Tuesday, February 5, 2019
Image of Ana Arzate

Ana Arzate at Channel Fusion

Getting accepted to the University of Iowa was the beginning of many “firsts” for Ana Arzate and her family. As a first-generation college student, attending college meant taking a new path no one in her family had taken before. She earned a Bachelor of Arts in French and International Studies in 2017.

While Arzate was eager to realize her dream of attending the UI, there was a feeling of apprehension about leaving home. For as long as she could remember, Arzate had always been surrounded by a strong sense of community—both in West Liberty, Iowa, and then later in Muscatine, Iowa. Leaving home to advance her education also meant leaving a close-knit group of family members and friends.

“I felt a little lost at the beginning,” she says. “As the first in my family to go to college, I didn’t have a lot of people to go to for help and advice.”

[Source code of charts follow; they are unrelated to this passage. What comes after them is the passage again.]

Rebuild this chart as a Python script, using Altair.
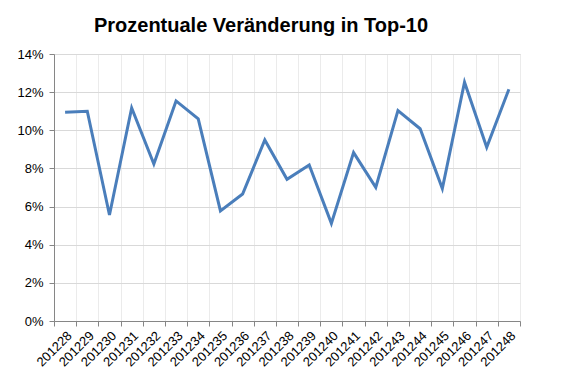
import altair as alt
import pandas as pd

weeks = ["201228", "201229", "201230", "201231", "201232", "201233", "201234",
         "201235", "201236", "201237", "201238", "201239", "201240", "201241",
         "201242", "201243", "201244", "201245", "201246", "201247", "201248"]
pct = [10.95, 11.0, 5.56, 11.17, 8.23, 11.54, 10.6, 5.77, 6.66, 9.49, 7.43,
       8.18, 5.12, 8.83, 7.01, 11.03, 10.08, 6.94, 12.52, 9.11, 12.15]

df = pd.DataFrame({"week": weeks, "value": [v / 100 for v in pct]})

chart = alt.Chart(df).mark_line(color="#4A7EBB", strokeWidth=3).encode(
    x=alt.X("week:N", sort=weeks, title=None,
            scale=alt.Scale(paddingInner=0, paddingOuter=0),
            axis=alt.Axis(labelAngle=-45, tickBand="extent", grid=True,
                          gridColor="#EBEBEB", domainColor="#868686",
                          tickColor="#868686", tickSize=5, labelFont="Arial",
                          labelFontSize=13, labelColor="#000000", labelPadding=3)),
    y=alt.Y("value:Q", title=None,
            scale=alt.Scale(domain=[0, 0.14], nice=False),
            axis=alt.Axis(format=".0%", values=[0, 0.02, 0.04, 0.06, 0.08, 0.10, 0.12, 0.14],
                          gridColor="#D9D9D9", domainColor="#868686",
                          tickColor="#868686", tickSize=5, labelFont="Arial",
                          labelFontSize=13, labelColor="#000000", labelPadding=6)),
).properties(
    width=466, height=267,
    title=alt.TitleParams("Prozentuale Veränderung in Top-10", font="Arial",
                          fontSize=20, fontWeight="bold", color="#000000",
                          anchor="middle", dx=-26, offset=12),
    autosize=alt.AutoSizeParams(type="none"),
    padding={"left": 46, "top": 46, "right": 30, "bottom": 50},
).configure_view(stroke="#E0E0E0")

chart.save("out.html", embed_options={"renderer": "svg", "actions": False})
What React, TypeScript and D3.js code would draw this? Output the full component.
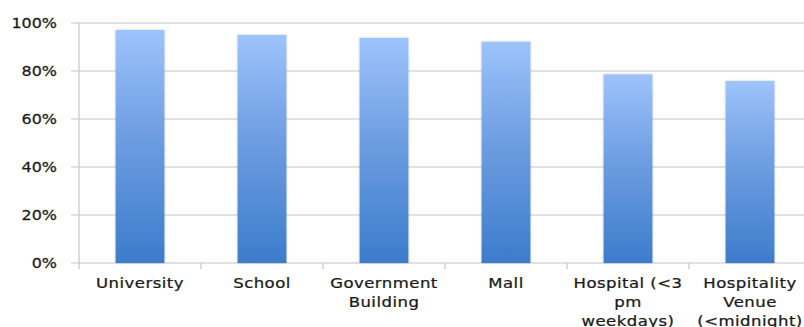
import React from "react";
import * as d3 from "d3";

const categories = [
  ["University"],
  ["School"],
  ["Government", "Building"],
  ["Mall"],
  ["Hospital (<3", "pm", "weekdays)"],
  ["Hospitality", "Venue", "(<midnight)"],
];
const values = [0.971, 0.95, 0.938, 0.922, 0.786, 0.758];
const yTicks = [0, 0.2, 0.4, 0.6, 0.8, 1.0];

export default function App() {
  const W = 804, H = 327;
  const left = 79, right = 811, top = 23, bottom = 263;
  const x = d3.scaleBand<number>().domain(d3.range(categories.length)).range([left, right]).paddingInner(0.6).paddingOuter(0.3);
  const step = (right - left) / categories.length;
  const y = d3.scaleLinear().domain([0, 1]).range([bottom, top]);
  const fmt = d3.format(".0%");
  const font = "'DejaVu Sans', Verdana, sans-serif";
  return (
    <svg width={W} height={H} style={{ position: "absolute", left: 0, top: 0, background: "#fff" }}>
      <defs>
        <linearGradient id="barGrad" x1="0" y1="0" x2="0" y2="1">
          <stop offset="0" stopColor="#9DC3FB" />
          <stop offset="0.45" stopColor="#6E9EE2" />
          <stop offset="1" stopColor="#3C7CCB" />
        </linearGradient>
        <filter id="sh" x="-20%" y="-5%" width="140%" height="110%">
          <feGaussianBlur in="SourceAlpha" stdDeviation="1.2" />
          <feComponentTransfer><feFuncA type="linear" slope="0.25" /></feComponentTransfer>
          <feMerge><feMergeNode /><feMergeNode in="SourceGraphic" /></feMerge>
        </filter>
      </defs>
      {yTicks.map((t) => (
        <g key={t}>
          <line x1={left - 8} x2={W} y1={y(t)} y2={y(t)} stroke="#C4C4C4" strokeWidth={1.2} />
          <text transform={`translate(57,${y(t)}) scale(1.14,1)`} dy="0.36em" textAnchor="end" fontFamily={font} fontSize={14} fill="#1a1a1a" stroke="#1a1a1a" strokeWidth={0.25}>{fmt(t)}</text>
        </g>
      ))}
      <line x1={left} x2={left} y1={top} y2={bottom + 1} stroke="#C4C4C4" strokeWidth={1.2} />
      {d3.range(categories.length + 1).map((i) => (
        <line key={i} x1={left + i * step} x2={left + i * step} y1={bottom} y2={bottom + 6} stroke="#C4C4C4" strokeWidth={1.2} />
      ))}
      {values.map((v, i) => (
        <rect key={i} x={x(i)} y={y(v)} width={x.bandwidth()} height={bottom - y(v)} fill="url(#barGrad)" filter="url(#sh)" />
      ))}
      {categories.map((lines, i) => (
        <text key={i} transform={`translate(${(x(i) as number) + x.bandwidth() / 2},0) scale(1.18,1)`} textAnchor="middle" fontFamily={font} fontSize={14} letterSpacing={0.4} fill="#1a1a1a" stroke="#1a1a1a" strokeWidth={0.25}>
          {lines.map((l, j) => (
            <tspan key={j} x={0} y={288 + j * 19}>{l}</tspan>
          ))}
        </text>
      ))}
    </svg>
  );
}
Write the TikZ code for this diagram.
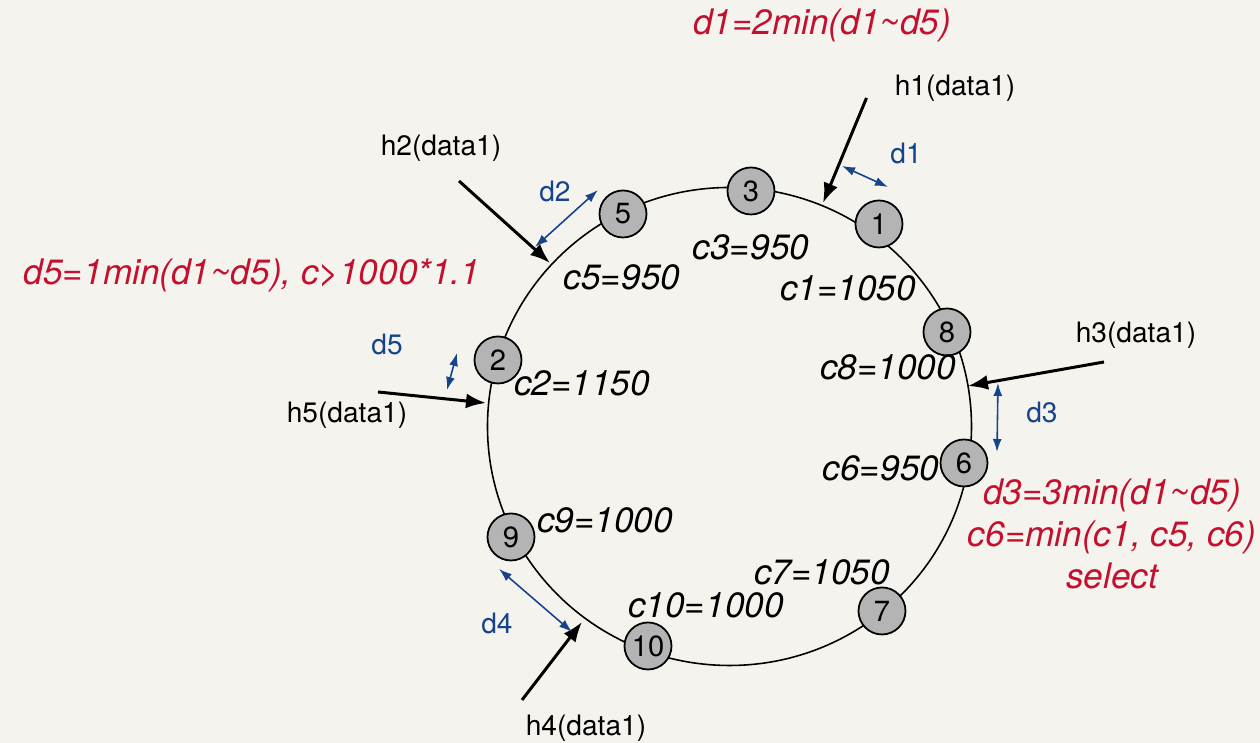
\documentclass[tikz,border=0pt]{standalone}
\usepackage{fontspec}
\setmainfont{TeX Gyre Heros}
\usetikzlibrary{arrows.meta}
\definecolor{paper}{RGB}{245,243,237}
\definecolor{vgray}{RGB}{180,180,180}
\definecolor{dblue}{RGB}{22,68,138}
\definecolor{nred}{RGB}{195,16,46}

\begin{document}
\begin{tikzpicture}[
  vnode/.style={circle,draw,line width=0.5pt,fill=vgray,minimum size=4.7mm,inner sep=0pt,font=\fontsize{8.3}{9}\selectfont},
  cost/.style={font=\fontsize{10}{12}\selectfont\itshape},
  host/.style={font=\fontsize{8}{9}\selectfont},
  hit/.style={line width=0.85pt,-{Latex[length=2mm,width=1.5mm]}},
  dist/.style={dblue,line width=0.45pt,{Latex[length=1.3mm,width=0.9mm]}-{Latex[length=1.3mm,width=0.9mm]}},
  dlab/.style={dblue,font=\fontsize{8}{9}\selectfont},
  note/.style={nred,font=\fontsize{10}{12}\selectfont\itshape,align=center}]

  \useasboundingbox (0,0) rectangle (12.6,7.43);
  \fill[paper] (0,0) rectangle (12.6,7.43);

  % the ring
  \draw[line width=0.45pt] (7.295,3.165) ellipse (2.42 and 2.39);

  % virtual nodes on the ring
  \node[vnode] (n3)  at (7.51,5.52) {3};
  \node[vnode] (n5)  at (6.23,5.29) {5};
  \node[vnode] (n1)  at (8.79,5.19) {1};
  \node[vnode] (n8)  at (9.47,4.11) {8};
  \node[vnode] (n6)  at (9.64,2.80) {6};
  \node[vnode] (n7)  at (8.82,1.32) {7};
  \node[vnode] (n10) at (6.48,0.97) {10};
  \node[vnode] (n9)  at (5.11,2.06) {9};
  \node[vnode] (n2)  at (4.98,3.83) {2};

  % costs
  \node[cost] (c3)  at (7.51,4.96) {c3=950};
  \node[cost] (c5)  at (6.22,4.66) {c5=950};
  \node[cost] (c1)  at (8.48,4.55) {c1=1050};
  \node[cost] (c8)  at (8.88,3.76) {c8=1000};
  \node[cost] (c6)  at (8.81,2.75) {c6=950};
  \node[cost] (c7)  at (8.22,1.71) {c7=1050};
  \node[cost] (c2)  at (5.82,3.60) {c2=1150};
  \node[cost] (c9)  at (6.05,2.23) {c9=1000};
  \node[cost] (c10) at (7.06,1.38) {c10=1000};

  % hashed keys
  \node[host] (h1) at (9.55,6.55) {h1(data1)};
  \node[host] (h2) at (4.41,5.95) {h2(data1)};
  \node[host] (h3) at (11.36,4.08) {h3(data1)};
  \node[host] (h4) at (5.86,0.15) {h4(data1)};
  \node[host] (h5) at (3.47,3.28) {h5(data1)};

  \coordinate (h1s) at (8.665,6.45); \coordinate (h1e) at (8.23,5.40);
  \coordinate (h2s) at (4.59,5.62);  \coordinate (h2e) at (5.50,4.80);
  \coordinate (h3s) at (11.04,3.81); \coordinate (h3e) at (9.68,3.57);
  \coordinate (h4s) at (5.22,0.43);  \coordinate (h4e) at (5.82,1.21);
  \coordinate (h5s) at (3.78,3.51);  \coordinate (h5e) at (4.86,3.40);
  \draw[hit] (h1s) -- (h1e);
  \draw[hit] (h2s) -- (h2e);
  \draw[hit] (h3s) -- (h3e);
  \draw[hit] (h4s) -- (h4e);
  \draw[hit] (h5s) -- (h5e);

  % distances
  \coordinate (d1a) at (8.42,5.77); \coordinate (d1b) at (8.88,5.56);
  \coordinate (d2a) at (5.35,4.96); \coordinate (d2b) at (5.98,5.53);
  \coordinate (d3a) at (9.98,3.60); \coordinate (d3b) at (9.97,2.91);
  \coordinate (d4a) at (4.99,1.74); \coordinate (d4b) at (5.72,1.11);
  \coordinate (d5a) at (4.57,3.90); \coordinate (d5b) at (4.47,3.53);
  \draw[dist] (d1a) -- (d1b);
  \draw[dist] (d2a) -- (d2b);
  \draw[dist] (d3a) -- (d3b);
  \draw[dist] (d4a) -- (d4b);
  \draw[dist] (d5a) -- (d5b);
  \node[dlab] (d1) at (9.06,5.90) {d1};
  \node[dlab] (d2) at (5.55,5.52) {d2};
  \node[dlab] (d3) at (10.42,3.31) {d3};
  \node[dlab] (d4) at (4.97,1.20) {d4};
  \node[dlab] (d5) at (3.87,3.99) {d5};

  % notes
  \node[note] (top)   at (8.22,7.18) {d1=2min(d1\textasciitilde d5)};
  \node[note] (left)  at (2.52,4.68) {d5=1min(d1\textasciitilde d5), c>1000*1.1};
  \node[note] (right) at (11.12,2.09) {d3=3min(d1\textasciitilde d5)\\c6=min(c1, c5, c6)\\select};
\end{tikzpicture}
\end{document}
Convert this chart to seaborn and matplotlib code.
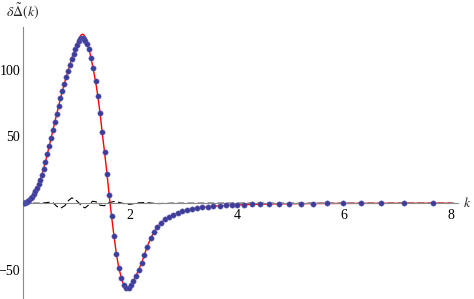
import seaborn as sns
import matplotlib.pyplot as plt
from matplotlib.ticker import MultipleLocator, FixedLocator

# data
dot_k = [0.0, 0.02, 0.04, 0.06, 0.08, 0.10, 0.12, 0.145, 0.17, 0.20, 0.23, 0.26, 0.29, 0.32,
         0.35, 0.385, 0.42, 0.455, 0.49, 0.525, 0.56, 0.595, 0.63, 0.665, 0.70, 0.735, 0.77,
         0.805, 0.84, 0.875, 0.91, 0.945, 0.98, 1.01, 1.04, 1.065, 1.09, 1.115, 1.14, 1.165,
         1.196, 1.23, 1.27, 1.31, 1.355, 1.40, 1.44, 1.48, 1.525, 1.57, 1.61, 1.655, 1.70,
         1.745, 1.79, 1.84, 1.885, 1.93, 1.975, 2.02, 2.06, 2.11, 2.16, 2.22, 2.27, 2.32,
         2.39, 2.45, 2.51, 2.58, 2.65, 2.73, 2.81, 2.89, 2.97, 3.06, 3.15, 3.25, 3.35, 3.45,
         3.56, 3.68, 3.79, 3.90, 4.00, 4.13, 4.28, 4.43, 4.60, 4.78, 4.97, 5.20, 5.42, 5.68,
         5.98, 6.32, 6.69, 7.12, 7.66]
dot_v = [0.0, 0.07, 0.27, 0.6, 1.1, 1.7, 2.5, 3.6, 5.0, 6.9, 9.1, 11.6, 14.4, 17.6,
         21.2, 25.6, 31.0, 36.8, 42.8, 48.8, 54.8, 60.8, 66.8, 72.7, 78.5, 84.0, 89.2,
         94.2, 99.0, 103.5, 108.0, 112.0, 115.8, 118.8, 121.3, 122.8, 123.8, 124.0, 123.3, 121.6,
         119.0, 115.5, 109.0, 101.0, 91.5, 80.0, 67.5, 53.0, 38.0, 22.0, 6.0, -9.7, -24.5,
         -37.8, -48.5, -55.8, -61.0, -63.8, -63.5, -61.2, -58.5, -54.5, -50.0, -44.5, -38.5, -32.5,
         -26.0, -21.5, -18.0, -14.8, -12.0, -10.0, -8.5, -7.2, -6.2, -5.2, -4.2, -3.7, -3.2, -2.7,
         -2.2, -2.0, -1.7, -1.5, -1.3, -1.1, -0.9, -0.8, -0.6, -0.5, -0.4, -0.3, -0.25, -0.2,
         -0.15, -0.1, -0.08, -0.05, -0.03]

# fitted curve (red)
fit_k = [0.0, 0.10, 0.20, 0.30, 0.35, 0.42, 0.49, 0.56, 0.63, 0.70, 0.77, 0.84, 0.91, 0.98,
         1.01, 1.04, 1.065, 1.09, 1.115, 1.14, 1.165, 1.196, 1.23, 1.27, 1.31, 1.355, 1.40,
         1.44, 1.48, 1.525, 1.57, 1.61, 1.655, 1.70, 1.745, 1.79, 1.84, 1.885, 1.93, 1.975,
         2.02, 2.06, 2.11, 2.16, 2.22, 2.27, 2.32, 2.39, 2.45, 2.51, 2.58, 2.65, 2.73, 2.81,
         2.89, 2.97, 3.06, 3.15, 3.25, 3.35, 3.45, 3.56, 3.68, 3.79, 3.90, 4.00, 4.28, 4.60,
         4.97, 5.42, 5.98, 6.69, 7.66, 8.0]
fit_v = [0.0, 1.7, 6.9, 15.4, 21.2, 31.0, 42.8, 54.8, 66.8, 78.5, 89.2, 99.0, 108.3, 116.5,
         119.8, 122.8, 124.8, 126.2, 126.6, 126.0, 124.2, 120.8, 116.0, 109.2, 101.0, 91.5, 80.0,
         67.5, 53.0, 38.0, 22.0, 6.0, -9.7, -24.5, -37.8, -48.5, -56.0, -61.8, -64.6, -64.3,
         -61.6, -58.6, -54.5, -50.0, -44.5, -38.5, -32.5, -26.0, -21.5, -18.0, -14.8, -12.0, -10.0,
         -8.5, -7.2, -6.2, -5.2, -4.2, -3.7, -3.2, -2.7, -2.2, -2.0, -1.7, -1.5, -1.3, -0.9, -0.6,
         -0.4, -0.25, -0.15, -0.08, -0.03, -0.02]

# residual (black dashed)
res_k = [0.0, 0.35, 0.48, 0.56, 0.63, 0.70, 0.78, 0.85, 0.91, 0.97, 1.04, 1.10, 1.16, 1.23,
         1.30, 1.37, 1.44, 1.52, 1.60, 1.70, 1.80, 1.90, 2.0, 2.15, 2.3, 2.5, 2.8, 8.1]
res_v = [0.0, 0.0, 0.7, 0.4, -2.3, -3.8, -1.9, 2.0, 4.0, 3.1, 0.4, -2.3, -3.5, -1.2,
         1.5, 1.0, -1.5, -1.9, 0.3, 1.3, 0.6, -0.5, -0.8, 0.3, 0.5, -0.3, 0.0, 0.0]

x_major = [2, 4, 6, 8]
y_major = [-50, 50, 100]

sns.set_style("white")
plt.rcParams['font.family'] = ['Liberation Serif', 'DejaVu Serif']
plt.rcParams['mathtext.fontset'] = 'stix'

fig = plt.figure(figsize=(4.74, 2.99), dpi=100)
ax = fig.add_axes([23 / 474, 1 / 299, 435 / 474, 271 / 299])
ax.patch.set_alpha(0)

sns.lineplot(x=res_k, y=res_v, ax=ax, color='black', lw=0.8, sort=False,
             estimator=None, zorder=1, linestyle=(0, (6, 3)))
sns.lineplot(x=fit_k, y=fit_v, ax=ax, color='red', lw=1.0, sort=False,
             estimator=None, zorder=2)
sns.scatterplot(x=dot_k, y=dot_v, ax=ax, color='#3d3d99', s=15, linewidth=0.3,
                edgecolor='#6a6ac0', zorder=3)

ax.set_xlim(0, 8.13)
ax.set_ylim(-71, 132)

for side in ['top', 'right']:
    ax.spines[side].set_visible(False)
ax.spines['left'].set_position(('data', 0))
ax.spines['bottom'].set_position(('data', 0))
for side in ['left', 'bottom']:
    ax.spines[side].set_color('#8a8a8a')
    ax.spines[side].set_linewidth(0.8)

ax.xaxis.set_major_locator(FixedLocator(x_major))
ax.xaxis.set_minor_locator(MultipleLocator(0.5))
ax.yaxis.set_major_locator(FixedLocator(y_major))
ax.yaxis.set_minor_locator(MultipleLocator(10))
ax.tick_params(axis='both', which='major', direction='in', length=4, width=0.6,
               color='#8a8a8a', labelsize=10, labelcolor='black')
ax.tick_params(axis='both', which='minor', direction='in', length=2.2, width=0.5,
               color='#8a8a8a')
ax.tick_params(axis='x', which='major', pad=4)
ax.tick_params(axis='y', which='major', pad=2)
ax.set_xlabel('')
ax.set_ylabel('')

fig.text(23 / 474, 1 - 11 / 299, r'$\delta\tilde{\Delta}(k)$', ha='center', va='center',
         fontsize=10)
fig.text(467 / 474, 1 - 203 / 299, r'$k$', ha='center', va='center', fontsize=10)

fig.savefig('out.png', dpi=100)
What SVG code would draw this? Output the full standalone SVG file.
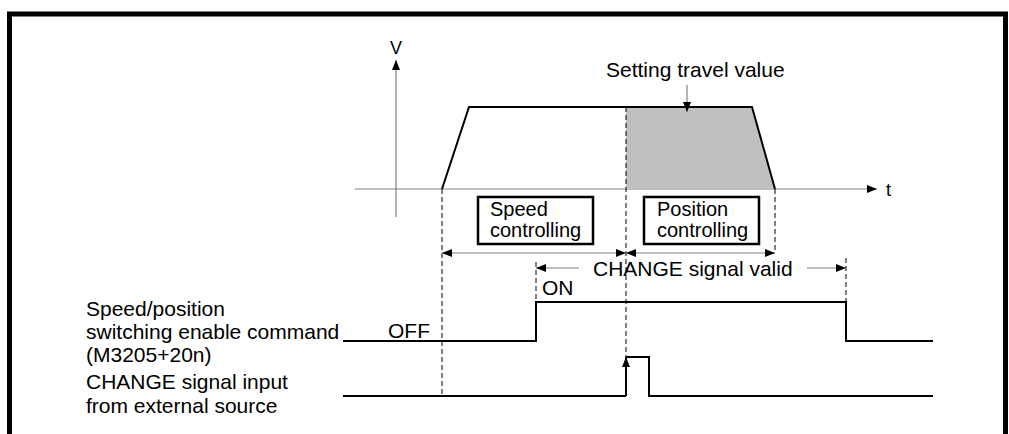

Even so, she held fast to her dream and began her freshman year. By the end of that year, Arzate realized she had actually built a new community—one filled with friends from Currier Residence Hall, classmates, symphony band members (Arzate played the clarinet), and professors.

As time progressed, she felt ready for another “first”—a summer internship in Paris, France, with IES Internships, made possible with a prestigious Benjamin A. Gilman scholarship. She lived with a host family and worked at Archive Valley, a multinational online company that digitally connects people with archive resources from around the world. Arzate experienced living in a major global city, learned to use the Paris Métro, and was immersed in Parisian culture. “I realized there are so many different cultural communities around the world,” reflected Arzate. “My experience outside of the United States helped me to reflect on my own cultural community as the daughter of an immigrant from Mexico growing up in Iowa.”

I realized there are so many different cultural communities around the world. My experience outside of the United States helped me to reflect on my own cultural community as the daughter of an immigrant from Mexico growing up in Iowa.

When Arzate received her UI degree in 2017, it was not only a milestone in her life—but also a “first” in her family’s history. “It meant breaking the cycle of educational disadvantage, especially to her mother. She is the one who took the first step outside of this cycle which led to me being able to graduate from college,” Arzate says. “Because of this, I am reminded of what it means to hold a degree in higher education—all because of my mother’s integrity.”

Arzate landed a job at Channel Fusion, a global marketing and advertising company with an impressive portfolio of multinational companies such as General Mills, Kimberly Clark, and Schneider Electric. Based in Hiawatha, Iowa, Channel Fusion helps to promote their clients’ brand, products, and services through channel marketing practices to drive localized demand.

As a bilingual client relationship associate, Arzate provides quality services and support in English, Spanish, and French in co-op marketing to her corporate client’s dealer network in North America (U.S. and Canada), Europe (Spain and France), and now the APAC region (Australia and New Zealand). In many ways, she feels that her internship in Paris helped to make her a competitive candidate for her role at Channel Fusion.

Arzate is once again cultivating friendships in her new surroundings.

“When I first moved here, I did not know anyone. Through my job, I’ve grown closer to my co-workers who have helped cultivate my sense of community in the Cedar Rapids area,” she says. “I enjoy living in Iowa. There is diversity here. There are professional opportunities here. It’s home for me.”


About Study Abroad opportunities available to University of Iowa students:

  • Opportunities to study and learn internationally exist for all UI students in good standing.
  • The UI offers summer, winter break, semester, and academic year programs in 56 countries on six continents.
  • Over 16 percent of UI undergraduate students who completed their degrees in 2016-17 took their education abroad at some point during their academic career—many of them with the assistance of more than $420,000 disbursed by the Study Abroad office in scholarships and grants annually.